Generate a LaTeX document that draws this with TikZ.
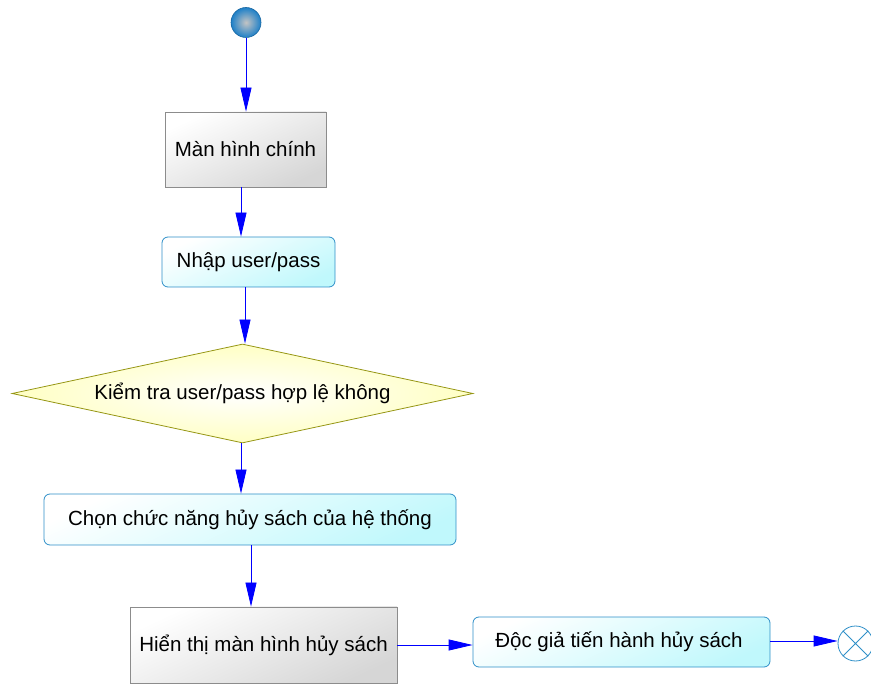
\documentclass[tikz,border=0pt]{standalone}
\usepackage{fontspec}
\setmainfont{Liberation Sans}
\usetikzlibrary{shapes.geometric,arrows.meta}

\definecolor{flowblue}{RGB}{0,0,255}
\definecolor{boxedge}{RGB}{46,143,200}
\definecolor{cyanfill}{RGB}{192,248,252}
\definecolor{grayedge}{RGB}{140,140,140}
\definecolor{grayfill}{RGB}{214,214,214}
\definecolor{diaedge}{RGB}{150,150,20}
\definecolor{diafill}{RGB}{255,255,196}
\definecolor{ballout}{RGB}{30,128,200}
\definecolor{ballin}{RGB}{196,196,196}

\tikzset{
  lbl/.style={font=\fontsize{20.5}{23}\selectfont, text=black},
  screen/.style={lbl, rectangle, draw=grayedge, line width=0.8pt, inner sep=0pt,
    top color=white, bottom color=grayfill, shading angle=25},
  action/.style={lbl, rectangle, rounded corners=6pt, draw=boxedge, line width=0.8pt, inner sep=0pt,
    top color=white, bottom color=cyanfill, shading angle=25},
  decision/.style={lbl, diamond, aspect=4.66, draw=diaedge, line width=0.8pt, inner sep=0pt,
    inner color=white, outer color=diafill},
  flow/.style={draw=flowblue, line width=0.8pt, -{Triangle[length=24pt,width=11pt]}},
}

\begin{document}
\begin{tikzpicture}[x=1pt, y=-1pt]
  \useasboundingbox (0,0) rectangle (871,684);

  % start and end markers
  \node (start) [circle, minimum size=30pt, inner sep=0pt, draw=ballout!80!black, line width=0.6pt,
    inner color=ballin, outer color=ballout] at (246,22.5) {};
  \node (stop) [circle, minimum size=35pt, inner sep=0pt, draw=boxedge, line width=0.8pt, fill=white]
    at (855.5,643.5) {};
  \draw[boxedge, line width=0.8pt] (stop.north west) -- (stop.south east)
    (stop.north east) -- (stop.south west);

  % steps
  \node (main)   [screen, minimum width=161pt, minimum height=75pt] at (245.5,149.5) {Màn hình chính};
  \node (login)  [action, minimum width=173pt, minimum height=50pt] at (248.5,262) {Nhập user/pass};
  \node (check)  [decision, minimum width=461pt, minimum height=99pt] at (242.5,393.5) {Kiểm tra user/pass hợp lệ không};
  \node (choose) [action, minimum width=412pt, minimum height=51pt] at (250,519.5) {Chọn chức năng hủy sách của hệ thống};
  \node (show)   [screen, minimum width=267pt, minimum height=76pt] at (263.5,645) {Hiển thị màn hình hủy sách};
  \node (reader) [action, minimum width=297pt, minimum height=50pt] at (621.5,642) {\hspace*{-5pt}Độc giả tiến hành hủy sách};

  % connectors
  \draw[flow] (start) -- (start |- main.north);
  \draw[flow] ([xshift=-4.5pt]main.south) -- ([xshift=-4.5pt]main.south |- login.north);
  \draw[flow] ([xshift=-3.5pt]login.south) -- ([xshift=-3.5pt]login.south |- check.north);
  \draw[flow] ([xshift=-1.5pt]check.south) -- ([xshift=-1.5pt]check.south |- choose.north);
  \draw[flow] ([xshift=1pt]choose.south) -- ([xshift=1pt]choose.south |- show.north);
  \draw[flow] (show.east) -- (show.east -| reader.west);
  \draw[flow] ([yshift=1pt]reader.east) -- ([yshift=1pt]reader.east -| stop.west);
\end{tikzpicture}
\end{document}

########

§ **DIRECTIONS FOR THIS TASK**
Restate exactly, please, only the lines between the start of the data and the line containing "(0,0) rectangle (871,684);", both ends included, skipping the pictures.

§ **RESULT OF THE TASK**
Generate a LaTeX document that draws this with TikZ.
\documentclass[tikz,border=0pt]{standalone}
\usepackage{fontspec}
\setmainfont{Liberation Sans}
\usetikzlibrary{shapes.geometric,arrows.meta}

\definecolor{flowblue}{RGB}{0,0,255}
\definecolor{boxedge}{RGB}{46,143,200}
\definecolor{cyanfill}{RGB}{192,248,252}
\definecolor{grayedge}{RGB}{140,140,140}
\definecolor{grayfill}{RGB}{214,214,214}
\definecolor{diaedge}{RGB}{150,150,20}
\definecolor{diafill}{RGB}{255,255,196}
\definecolor{ballout}{RGB}{30,128,200}
\definecolor{ballin}{RGB}{196,196,196}

\tikzset{
  lbl/.style={font=\fontsize{20.5}{23}\selectfont, text=black},
  screen/.style={lbl, rectangle, draw=grayedge, line width=0.8pt, inner sep=0pt,
    top color=white, bottom color=grayfill, shading angle=25},
  action/.style={lbl, rectangle, rounded corners=6pt, draw=boxedge, line width=0.8pt, inner sep=0pt,
    top color=white, bottom color=cyanfill, shading angle=25},
  decision/.style={lbl, diamond, aspect=4.66, draw=diaedge, line width=0.8pt, inner sep=0pt,
    inner color=white, outer color=diafill},
  flow/.style={draw=flowblue, line width=0.8pt, -{Triangle[length=24pt,width=11pt]}},
}

\begin{document}
\begin{tikzpicture}[x=1pt, y=-1pt]
  \useasboundingbox (0,0) rectangle (871,684);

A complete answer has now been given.